Scuderia Ferrari German driver Sebastian Vettel believes that he and other Formula 1 drivers have brought excessive penalties on themselves by “whinging and complaining”. The four-time Formula one world champion was given a three-place grid penalty at last weekend’s Austrian Grand Prix for impeding Carlos Sainz Jr’s Renault in Q2.
Sebastian Vettel explained after qualifying that Ferrari had not informed him of Sainz approaching, though the stewards ruled that “being aware of the issue of rear vision with his mirrors” he should have come off the racing line just in case. Following the race, when he converted sixth on the grid to third place, Vettel remained frustrated but felt drivers’ actions in recent years had pressured stewards into a too-stringent policy.
“I wasn’t told, I tried to look out for him, I don’t want to drag on about it, but… The rule book’s now so fricking big. I think it’s a result of all the drivers, all of us, I think we’ve more or less all been there, whinging and complaining, ‘oh he’s done this, he’s done that’. In the end you should let us sort it out on track, that’s my belief.” – he said.
Sainz was sanguine about the qualifying incident, accepted that Vettel blocked him accidentally: “I feel like this situation is sometimes more the engineers’ fault, not the driver’s fault, for not letting you know someone is coming,” Sainz said after qualifying. I must admit if that incident didn’t allow me to go into Q3 I would be standing here a lot more angry, a lot more disappointed. But I did such a good lap in Q2 [anyway].”
FIA race director Charlie Whiting explained during the Austrian GP weekend that stewards use a database of all incidents and rulings from recent years to decide penalties. When asked by Motorsport.com about Sebastian Vettel’s penalty, he said on that basis of past precedent “I think it was deserved. Completely consistent with other decisions”.

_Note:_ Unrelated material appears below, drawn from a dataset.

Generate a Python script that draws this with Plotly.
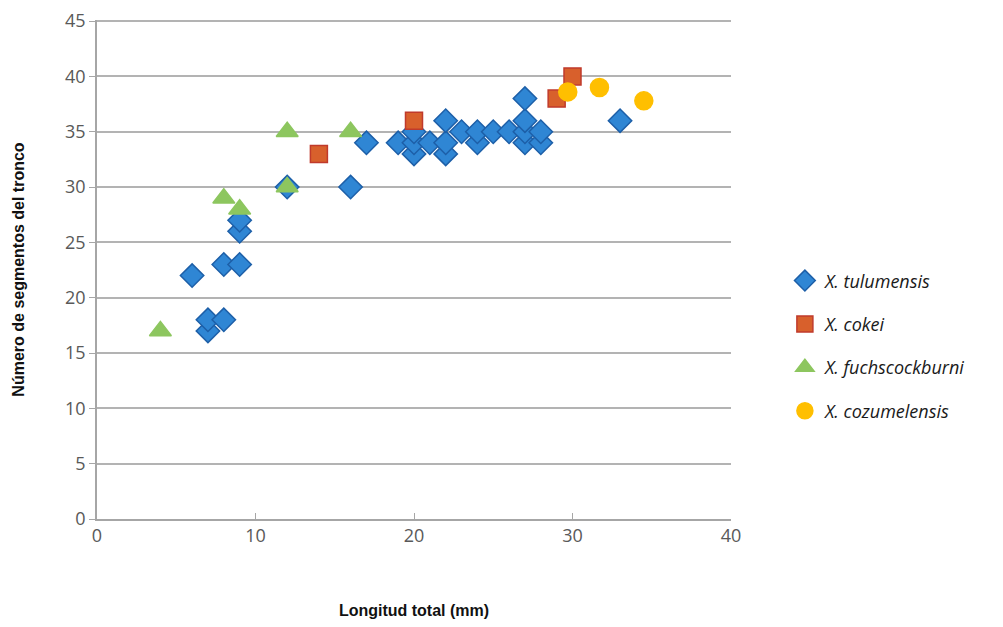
import plotly.graph_objects as go

# X. tulumensis
tul_x = [6, 7, 7, 8, 8, 9, 9, 9, 12, 16, 17, 19, 20, 20, 20, 21, 22, 22, 22, 23,
         24, 24, 25, 26, 27, 27, 27, 27, 28, 28, 33]
tul_y = [22, 17, 18, 18, 23, 23, 26, 27, 30, 30, 34, 34, 33, 34, 35, 34, 33, 34, 36, 35,
         34, 35, 35, 35, 34, 35, 36, 38, 34, 35, 36]

# X. cokei
cok_x = [14, 20, 29, 30]
cok_y = [33, 36, 38, 40]

# X. fuchscockburni
fuc_x = [4, 8, 9, 12, 12, 16]
fuc_y = [17, 29, 28, 35, 30, 35]

# X. cozumelensis
coz_x = [29.7, 31.7, 34.5]
coz_y = [38.6, 39.0, 37.8]

x_ticks = [0, 10, 20, 30, 40]
y_ticks = [0, 5, 10, 15, 20, 25, 30, 35, 40, 45]

fig = go.Figure()

series = [
    ("X. tulumensis", tul_x, tul_y, "diamond", 18, "#2f86d4", "#1d5fa8"),
    ("X. cokei", cok_x, cok_y, "square", 17, "#d8602c", "#c03a2b"),
    ("X. fuchscockburni", fuc_x, fuc_y, "triangle-up", 19, "#8dc65f", "#8dc65f"),
    ("X. cozumelensis", coz_x, coz_y, "circle", 18, "#ffbf00", "#ffbf00"),
]

for i, (name, xs, ys, sym, size, fill, edge) in enumerate(series):
    fig.add_trace(go.Scatter(
        x=xs, y=ys, mode="markers", name=name, legendgroup=str(i),
        marker=dict(symbol=sym, size=size, color=fill, line=dict(color=edge, width=1.5)),
    ))

# page body keeps an 8px margin, so the figure is a bit smaller than the window
fig.update_layout(
    width=995, height=619,
    paper_bgcolor="white", plot_bgcolor="white",
    font=dict(family="Open Sans", size=18, color="#595959"),
    margin=dict(l=89, r=272, t=12, b=108),
    legend=dict(
        x=1.085, y=0.347, xanchor="left", yanchor="middle",
        font=dict(family="Open Sans", size=18, color="#1a1a1a", style="italic"),
        tracegroupgap=17, traceorder="grouped",
    ),
    xaxis=dict(
        range=[0, 40], tickvals=x_ticks, showgrid=False, zeroline=False, automargin=False,
        showline=True, linecolor="#a6a6a6", linewidth=1.5,
        ticks="inside", ticklen=6, tickcolor="#a6a6a6",
        title=dict(text="<b>Longitud total (mm)</b>", standoff=58,
                   font=dict(family="Liberation Sans", size=16, color="#111111")),
    ),
    yaxis=dict(
        range=[0, 45.1], tickvals=y_ticks, showgrid=True, gridcolor="#b3b3b3", gridwidth=1.5,
        zeroline=False, showline=True, linecolor="#a6a6a6", linewidth=1.5, automargin=False,
        ticks="outside", ticklen=6, tickcolor="#a6a6a6",
        title=dict(text="<b>Número de segmentos del tronco</b>", standoff=36,
                   font=dict(family="Liberation Sans", size=16, color="#111111")),
    ),
)

fig.write_html("out.html")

Charlie Whiting had also intimated at the Red Bull Ring that stewards might in future look more at the consequences of an incident for others, rather than focusing on the scale of the perpetrators’ mistake or their intentions, when deciding penalties. He acknowledged that had that theory been employed in Austria, Vettel’s punishment might have been lighter because Sainz still progressed to Q3.
“The impact was low, so if you wanted to take that path of trying to assess the implications of the actual incident then you could say, in effect, ‘no harm, no foul’. But that’s not something we are thinking about [at the moment]. We are thinking about talking about it, but it’s not something we do presently.”